Potentially. I’m not a tax expert, and I do know there’s usually some leeway about timing, though there’s a good chance delaying for 10 years does violate the law (not sure how the process of moving from private to public nonprofit changes things). This would hinge on how the IRS sees the “promises” Jirard made when asking for donations, whether the eventual donation fits with those promises, and how the IRS interprets the law.

There’s certainly enough to allege that they committed charity fraud, but there absolutely must be an official investigation before conclusions can be drawn. If you jump to conclusions, you can legitimately be sued for defamation and perhaps libel, depending on the statements.

the money from those events do not add up to the money they have on their non-profit statements

Again, that’s not proof, it’s evidence, and it certainly warrants closer inspection. We don’t know the deal between the groups involved, and we have no way of getting those without an investigation.

You can absolutely say, “this is really fishy, explain yourselves” and file reports to the relevant authorities (crowd-sourcing reports is a step too far since it just increases the crap authorities need to wade through).

He’s a scumbag, and a criminal, and a thief

There’s a good chance of that, but at the end of the day, he is innocent until proven guilty, and if you assume otherwise, you open yourself up to defamation lawsuits.

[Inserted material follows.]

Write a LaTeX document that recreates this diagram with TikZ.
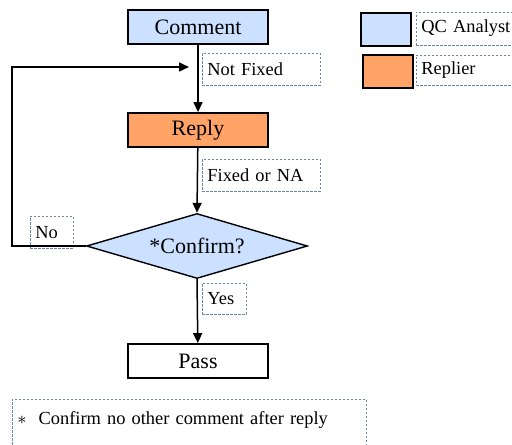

That doesn’t matter on something like Lemmy, but it absolutely does for people use make their living off public statements.

sugar_in_your_tea,

He mentioned he knew the number hadn’t been donated as of 2021, so it’s entirely possible he wasn’t directly involved in the charity other than running donation drives. Yes he was an officer that whole time, but it’s very reasonable to say that a sibling was doing most of the charity work.

This doesn’t absolve him of responsibility (he’s an officer, so he should be aware), and he still didn’t donate it for two years. But it’s entirely possible he didn’t know it hadn’t been donated for 7-8 years, and after that point he just followed the same script he’d been using. Again, it doesn’t absolve him, but it does provide some important context.

Then again, this assumes what he said was true. I don’t have any reason to doubt it though, because he basically admitted to multiple allegations in the same call.

sugar_in_your_tea,

He claimed he knew the money hadn’t been donated in 2021, so if that’s true, we’re looking at 2 years, not 10. He was an officer the whole time, but it’s very common for family run businesses and charities to name people as officers even when they don’t have an active role.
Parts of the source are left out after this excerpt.